Da un mix di culture a un mix di generi musicali. Avete mischiato dance, elettronica, indie e rock, quindi è difficile catalogare il vostro lavoro. Come definireste la vostra musica?

Alex Neri: Io e Marco avevamo alle spalle un’esperienza nell’ambito della musica dance. Negli anni Novanta la musica dance era l’unica a superare i confini italiani e ad arrivare in Europa. Quindi per noi è stato più naturale lavorare con un gruppo internazionale i cui componenti non fossero solo italiani. I Planet Funk esistono grazie alla musica dance.
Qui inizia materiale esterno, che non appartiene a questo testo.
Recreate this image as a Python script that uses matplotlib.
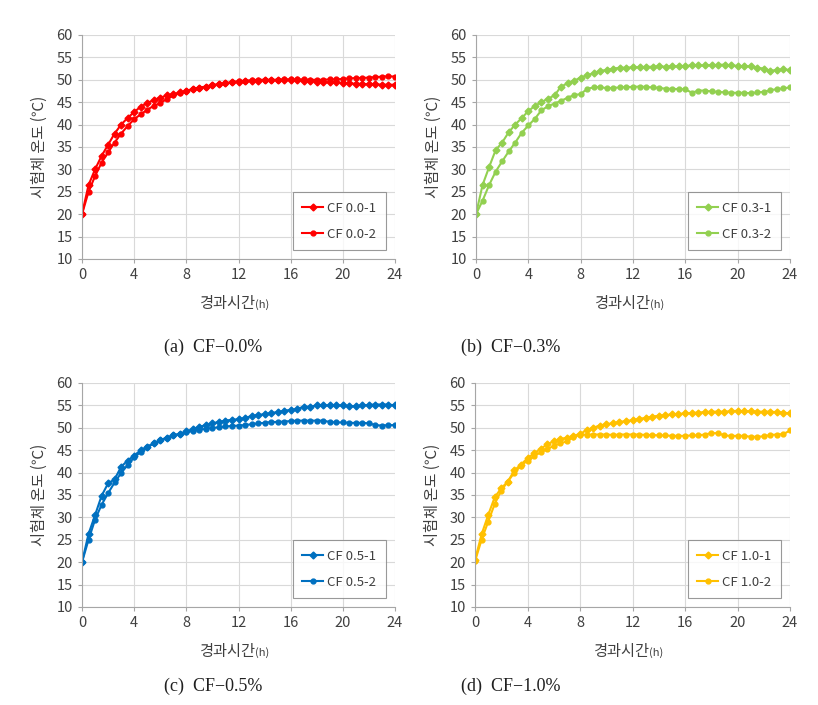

Dan Black: Invece io e Alex [Uhlmann] non abbiamo legami con la musica dance, ed è questo uno dei nostri punti di forza, perché la tensione rende tutto molto più interessante. Si tratta di un matrimonio decisamente bizzarro.

Marco Baroni: All’inizio uno dei nostri obiettivi era fare qualcosa di diverso, volevamo esplorare altro, contaminare la musica dance con influenze indie rock. Chitarre, campionature di basso autentico, sintetizzatori. All’epoca era una novità assoluta.

A cosa pensate quando vi esibite sul palco? Quali sono i vostri pensieri?

Alex Neri: Cerco di vivere il momento, di concentrarmi sul presente. 

Marco Baroni: Mi godo il momento senza pensare troppo a quello che succede intorno a me. Cerco di sentirmi libero di esprimermi senza troppa pressione. 

Alex Uhlmann: Non penso a nulla. Credo che sia l’aspetto che preferisco. È quello che mi piaceva dello sport. È l’unico luogo in cui non pensi a nulla. 

Dan Black: È un processo molto automatico, ma da svolgere allo stesso tempo con consapevolezza. È quindi un po’ paradossale: sei presente a te stesso, lo stai facendo e ti guardi mentre lo stai facendo, ma una parte di te è coinvolta e sono le emozioni a guidare/condurre quello che stai facendo; vedi il pubblico e pensi: “Oh, questa cosa gli piace, continuo a farla e riduco invece questo altro aspetto”. Si tratta di una condizione davvero unica per me quando le cose vanno bene. Mi dico: “Ok, facciamolo. Proviamo a farlo davvero bene. Che si tratti di dieci persone o di 10.000”.